Test Framework Description Tolerance
STRESS-11.1 CRR SA Two runs produce identical RWA totals rel=1e-10

STRESS-12: Framework Comparison (1 test)

Purpose: Basel 3.1 introduces higher SA weights (equity 250%, currency mismatch 1.5×) and the output floor. At scale these should manifest as measurable differences from CRR.

Test Framework Description Tolerance
STRESS-12.1 CRR SA vs B31 SA B31 SA total RWA differs from CRR SA by at least 1% rel=1%

STRESS-13: Large Scale 100K (4 tests, @pytest.mark.slow)

Purpose: Some bugs only manifest at true scale — hash collisions in joins, memory pressure causing silent truncation, or O(n²) operations. These are excluded from normal test runs.

Test Framework Description Bound
STRESS-13.1 CRR SA All input loans preserved at 300K+ exposure scale count match
STRESS-13.2 CRR SA No NaN or Inf in RWA at 100K scale zero violations
STRESS-13.3 CRR SA Pipeline peak memory stays under 4 GB tracemalloc < 4,000 MB
STRESS-13.4 B31 IRB Output floor produces valid summary at 100K scale summary non-null, values positive

STRESS-14: Exposure Reference Uniqueness (2 tests)
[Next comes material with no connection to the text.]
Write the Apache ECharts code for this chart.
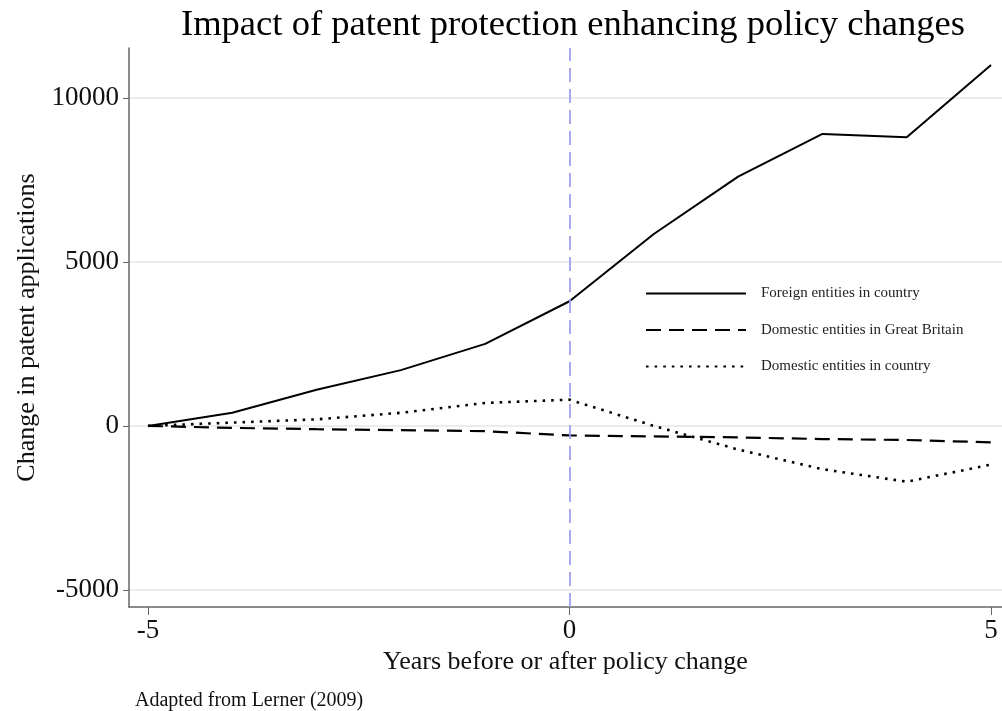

Purpose: Duplicate exposure_reference values cause double-counting in COREP aggregations and misleading exposure-level audit trails.

Test Framework Description
STRESS-14.1 CRR SA All exposure_reference values unique in output
STRESS-14.2 B31 IRB All exposure_reference values unique in output

Acceptance Tests

Group Tests Pass Rate
STRESS-1: Row Count Preservation 8 100%
STRESS-2: Column Completeness 4 100%
STRESS-3: Numerical Stability 10 100%
STRESS-4: Risk Weight Bounds 4 100%
STRESS-5: Approach Distribution 5 100%
STRESS-6: Exposure Class Coverage 4 100%
STRESS-7: Output Floor at Scale 7 100%
STRESS-8: Error Accumulation 4 100%
STRESS-9: Summary Consistency 2 100%
STRESS-10: EAD Consistency 4 100%
STRESS-11: Determinism 1 100%
STRESS-12: Framework Comparison 1 100%
STRESS-13: Large Scale 100K (slow) 4 100%
STRESS-14: Reference Uniqueness 2 100%
Total 60 100%

STRESS-13 Exclusion

The 4 large-scale tests (STRESS-13) are marked @pytest.mark.slow and excluded from the standard test run (--benchmark-skip). Run explicitly with uv run pytest tests/acceptance/stress/ -m slow.